As sociedades humanas há muito não vivem isoladas, o que significa dizer que os acontecimentos vão sendo passados de país em país, como se fossem ondas do mar. Talvez porque o poder sempre seduz, as ditaduras foram copiadas, seus princípios se difundiram pelas outras nações. Por aqui, vivemos vinte e um anos de terror, espancamentos em universidades, perseguição aos que ousavam se opor aos dirigentes, aos jornais, aos livros, às revistas, às letras de músicas, às peças de teatro, aos filmes, tudo passava por um sensor do governo. Nada podia ser publicado sem que fosse previamente autorizado pelo poder central.


A mão “invisível” do poder se estendeu sobre o povo brasileiro como se tivesse (e tinha) tentáculos em todos os lugares: massacrou, humilhou, torturou, matou, segregou, encarcerou, cerceou, mas acima de tudo, impossibilitou o crescimento educacional do país. Pautado numa filosofia de democracia racial, não investiu em políticas públicas no combate ao racismo, relegou a população pobre e periférica à própria sorte, não se importou se seu povo vivia ou morria.


A abertura política e, por conseguinte, a redemocratização trouxe uma lufada de esperança para todos os grupos subalternos. Acreditou-se que, finalmente, viveríamos dias de democracia, e que as minorias seriam enfim acolhidas. E, nesse acolhimento, encontraríamos um espaço de caminhada mais humana e mais democrática. É bem verdade que conseguimos sim. O que estamos vivendo na atualidade nem se poderia sonhar nos idos dos anos de 1970.


A partir dos anos 2000, entramos, enquanto sociedade, em um novo estágio. O fim do século XX foi pavimentado com direitos preconizados pela Constituição de 1988, a Constituição Cidadã. Nela, os direitos são tratados da mesma forma que os deveres: são de todos e de todas. Portanto, os direitos prescritos na Carta Magna começaram a ser exigidos por todos os grupos. Dessas lutas, nasceu, por exemplo, o politicamente correto.
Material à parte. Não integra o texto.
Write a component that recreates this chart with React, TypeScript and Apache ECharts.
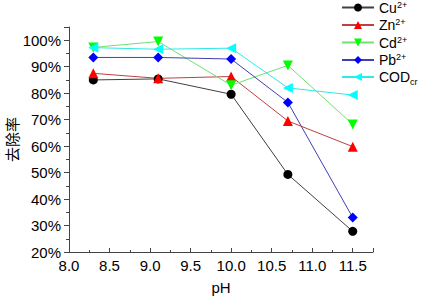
import React, { useEffect, useRef } from "react";
import * as echarts from "echarts";

const phValues = [8.3, 9.1, 10.0, 10.7, 11.5];
const cu = [85.0, 85.4, 79.6, 49.3, 27.8];
const zn = [87.5, 85.6, 86.3, 69.5, 59.8];
const cd = [97.3, 99.5, 83.0, 90.5, 68.2];
const pb = [93.5, 93.5, 92.9, 76.5, 33.0];
const cod = [97.2, 96.6, 97.0, 82.0, 79.3];
const seriesNames = ["Cu2+", "Zn2+", "Cd2+", "Pb2+", "CODcr"];

const FONT = "Arial, 'Liberation Sans', sans-serif";

const legendLabel: Record<string, string> = {
  "Cu2+": "{b|Cu}{sup|2+}",
  "Zn2+": "{b|Zn}{sup|2+}",
  "Cd2+": "{b|Cd}{sup|2+}",
  "Pb2+": "{b|Pb}{sup|2+}",
  "CODcr": "{b|COD}{sub|cr}",
};

export default function App() {
  const ref = useRef<HTMLDivElement>(null);
  useEffect(() => {
    if (!ref.current) return;
    const chart = echarts.init(ref.current, undefined, { renderer: "svg" });
    const mk = (name: string, data: number[], color: string, lineColor: string, symbol: string, rotate: number, size: number) => ({
      name,
      type: "line",
      data: phValues.map((x, i) => [x, data[i]]),
      symbol,
      symbolSize: size,
      symbolRotate: rotate,
      itemStyle: { color },
      lineStyle: { color: lineColor, width: 1 },
      z: 3,
    });
    chart.setOption({
      animation: false,
      backgroundColor: "#fff",
      grid: { left: 69, right: 49, top: 27, bottom: 45, containLabel: false, outerBoundsMode: "none" },
      legend: {
        orient: "vertical",
        left: 341,
        top: 0,
        padding: 0,
        itemWidth: 32,
        itemHeight: 10,
        itemGap: 3,
        data: seriesNames,
        formatter: (n: string) => legendLabel[n],
        textStyle: {
          fontFamily: FONT,
          color: "#000",
          rich: {
            b: { fontSize: 14, fontFamily: FONT, color: "#000" },
            sup: { fontSize: 9, fontFamily: FONT, color: "#000", verticalAlign: "top", padding: [0, 0, 6, 0] },
            sub: { fontSize: 9, fontFamily: FONT, color: "#000", padding: [10, 0, 0, 0] },
          },
        },
      },
      xAxis: {
        type: "value",
        min: 8,
        max: 11.75,
        interval: 0.5,
        name: "pH",
        nameLocation: "middle",
        nameGap: 28,
        nameMoveOverlap: false,
        nameTextStyle: { fontSize: 15, fontFamily: FONT, color: "#000" },
        axisLine: { lineStyle: { color: "#444", width: 1 } },
        axisTick: { inside: true, length: 4, lineStyle: { color: "#444" } },
        minorTick: { show: true, splitNumber: 2, length: 2, lineStyle: { color: "#444" } },
        splitLine: { show: false },
        axisLabel: {
          fontSize: 15,
          fontFamily: FONT,
          color: "#000",
          margin: 6,
          showMaxLabel: false,
          formatter: (v: number) => v.toFixed(1),
        },
      },
      yAxis: {
        type: "value",
        min: 20,
        max: 105,
        interval: 10,
        name: "去除率",
        nameLocation: "middle",
        nameGap: 50,
        nameRotate: 90,
        nameMoveOverlap: false,
        nameTextStyle: { fontSize: 15, fontFamily: "'Noto Sans CJK SC', sans-serif", color: "#000" },
        axisLine: { show: true, lineStyle: { color: "#444", width: 1 } },
        axisTick: { inside: false, length: 5, lineStyle: { color: "#444" } },
        minorTick: { show: true, splitNumber: 2, length: 3, lineStyle: { color: "#444" } },
        splitLine: { show: false },
        axisLabel: {
          fontSize: 15,
          fontFamily: FONT,
          color: "#000",
          margin: 8,
          showMaxLabel: false,
          formatter: "{value}%",
        },
      },
      series: [
        mk("Cu2+", cu, "#000000", "#404040", "circle", 0, 9),
        mk("Zn2+", zn, "#ff0000", "#c04040", "triangle", 0, 10),
        mk("Cd2+", cd, "#00ff00", "#70e070", "triangle", 180, 10),
        mk("Pb2+", pb, "#0000ff", "#4040b0", "diamond", 0, 10),
        mk("CODcr", cod, "#00ffff", "#30e8e8", "triangle", 90, 10),
      ],
    });
    return () => chart.dispose();
  }, []);
  return <div ref={ref} style={{ width: 422, height: 297, position: "absolute", left: 0, top: 0 }} />;
}
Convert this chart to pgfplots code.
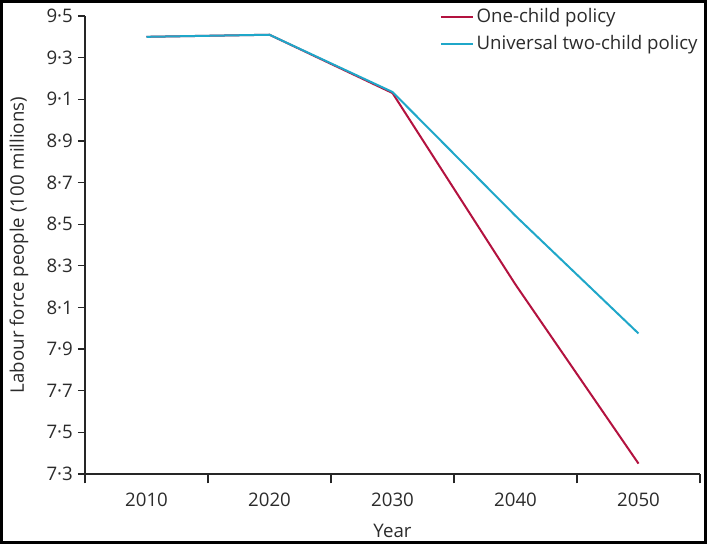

Obviamente que, para exercer os direitos na sua totalidade, cada cidadã e cada cidadão precisam ceder, ou seja, para as mulheres ocuparem espaços de poder, homens precisam sair. Um exemplo prático é a participação feminina nos espaços políticos. Existe um número determinado de cadeiras nos parlamentos, portanto, se uma mulher entra, um homem precisa sair. Isso gera uma disputa por espaço, por narrativa, além de uma perturbação do status quo. Nossa sociedade, há muito, é decidida por homens, portanto, a presença feminina sempre é uma “perda” de espaço do homem.


Grupos subalternizados que, ao longo da História, estiveram fora dos espaços de poder e de disputa, bem como fora das possibilidades de ascensão social, começaram a querer decidir. Pessoas negras entraram nas universidades públicas, os periféricos adentraram os centros, as ruas foram tomadas por pessoas que sempre se esconderam. Isso gerou desconforto de quem sempre esteve naqueles lugares. Nos últimos anos, como efeito de reação, surgiram frases do tipo: “no meu tempo, não se via esse tipo de comportamento”, “quando as pessoas tinham vergonha na cara, isso não acontecia”.


Hoje, a democracia não pode mais ser medida pelo sufrágio universal, ou seja, não podemos mais pensar se todos têm o direito ao voto, pois essa luta já vencemos. Portanto, o que precisa ser visto é como os espaços são ocupados. A sociedade democrática é a que vai para muito além do Estado, mas as relações como um todo na sociedade, são democráticas. Para Norberto Bobbio, algumas perguntas precisam ser respondidas:


Percebemos que uma coisa é a democratização do Estado (ocorrida com a instituição dos parlamentos), outra é a democratização da sociedade, donde se conclui que pode muito bem existir um Estado democrático numa sociedade em que a maior parte das instituições - da família à escola, da empresa à gestão dos serviços públicos – não são governadas democraticamente. Daí a pergunta que qualquer outra caracteriza a atual fase de desenvolvimento da democracia nos países politicamente já democráticos: é possível a sobrevivência de um Estado democrático numa sociedade não democrática?


Olhando para nossa sociedade atualmente, percebo grandes tensões. Ainda que legalmente sustentados por uma Constituição que prevê a convivência democrática e o respeito aos direitos e à igualdade, convivemos com uma elite que não abre mão de seus privilégios nem um milímetro. Portanto, ocupar esses espaços e fazer valer a constituição perpassa por transformarmos o político em social e ocuparmos os lugares, ainda que, para isso, precisemos de muita luta e embates epistemológicos, teóricos e práticos. Talvez assim consigamos transformar a sociedade brasileira em democracia real.


Referências:

BOBBIO, Norberto. O futuro da democracia. Uma defesa das regras do jogo. Rio de Janeiro ̸ São Paulo: Paz e Terra, 2022.


*Luzimar Soares é historiadora (PUC-SP/USP).